The following morning after some liquids to shake the minor headache we were off to the Cliffs of Mohr. For once the weather cooperated and we were able to get a great look at the sheer cliffs shooting several hundred feet down into the ocean. We were also fortunate to get a view of the Aran Islands, so I could point out to my Dad where I lived/worked the previous month and a half. From the Cliffs we continued north through the Burren and their limestone fields, stopping several times to take some photos of the almost pavement like rocks and thatched-roof cottages that occasionally dotted the hillsides. We made our way slowly around the coast until eventually arriving in the entertaining city of Galway. That evening we set out to explore Galway’s happening nightlife, but not before eating another serving of fish and chips at the famous McDonough’s. I also had the opportunity to try mushy peas, which taste exactly like they sound, like mushed peas (not so delicious). While sitting at dinner I noticed a slightly intoxicated Irish man stumble into the restaurant, I couldn’t believe my eyes, it was no other than my boss from the hostel, Dave! After introducing my Dad, we made plans to meet up later that night, but judging by his slurred speech and the fact he had already drank four pints I guessed that he wouldn’t make it to 10:30 pm. My Dad and I spent the rest of the evening strolling aruond the town/pubs before settling into a bar with a good crowd and great cover band. Although they didn’t play Irish music, they covered some great rock bands - Pink Floyd, The Doors, Nirvana, Neil Young, Lynard Skynard, etc. After a couple hours of drinking Guinness and rockin’ out we went around the block to meet up with my boss. To neither my Dad or my surprise he was no where to be found, my guess is his earlier pints caught up with him and he was long passed out… We went back to the previous bar for a few more drinks to build on my solid buzz before making our way back to the hotel, but not before making two pitstops for drunk food; Supermac’s and 7-Eleven!

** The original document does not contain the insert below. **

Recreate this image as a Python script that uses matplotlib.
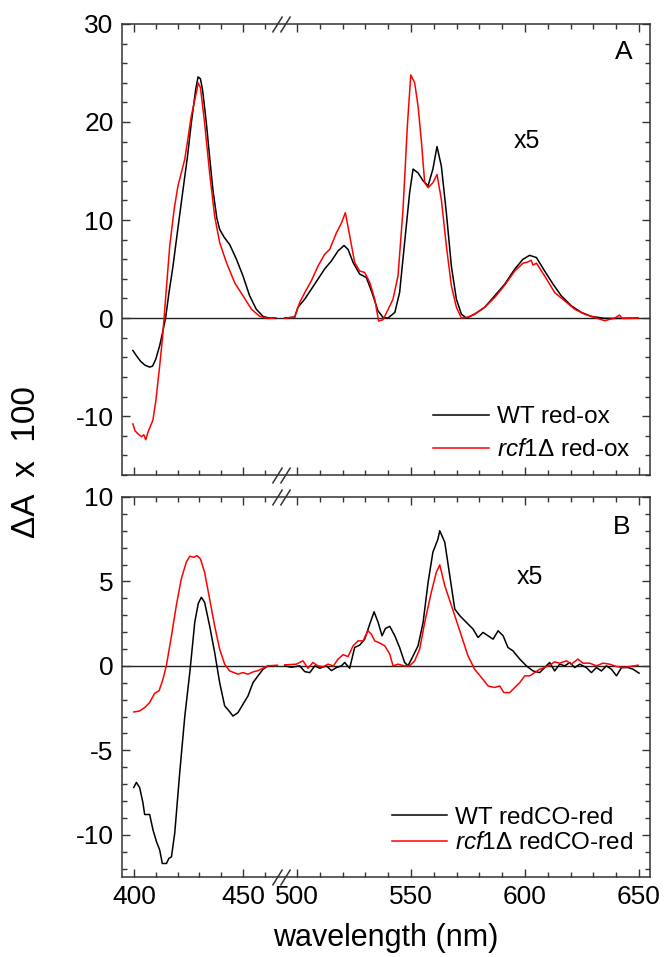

On the fourth of September, and final day of travel in Ireland we went north from Galway through the Connemara.  Again, the luck of the Irish was not with us as the clouds rolled in and views of the mountains dissapeared.  The weather did clear enough to get a decent look at a scenic fjord and also some good fishing streams that my Dad enjoyed looking at, and likely wishing he had more time to actually fish them.  As the afternoon passed, we left the scenic northwest corner of Ireland and made the four hour journey back to Dublin to fly out the following morning.

After a great week of travelling through Ireland and seeing a majority of the popular sights, my Dad had to unfortunately fly back to Pennsylvania to head back to work.  Luckily for me I still have a few months to travel, but in the past week I had been spoiled with hotel beds and rental cars, and it was time to get back on a budget which meant hostel bunkbeds and bus/train travel.  From Dublin I was flying into Edinburgh, where I would travel around Scotland for ten days before swinging by London to visit some friends and ending my Europe travels in Munich for the biggest beer bash in the world - Oktoberfest!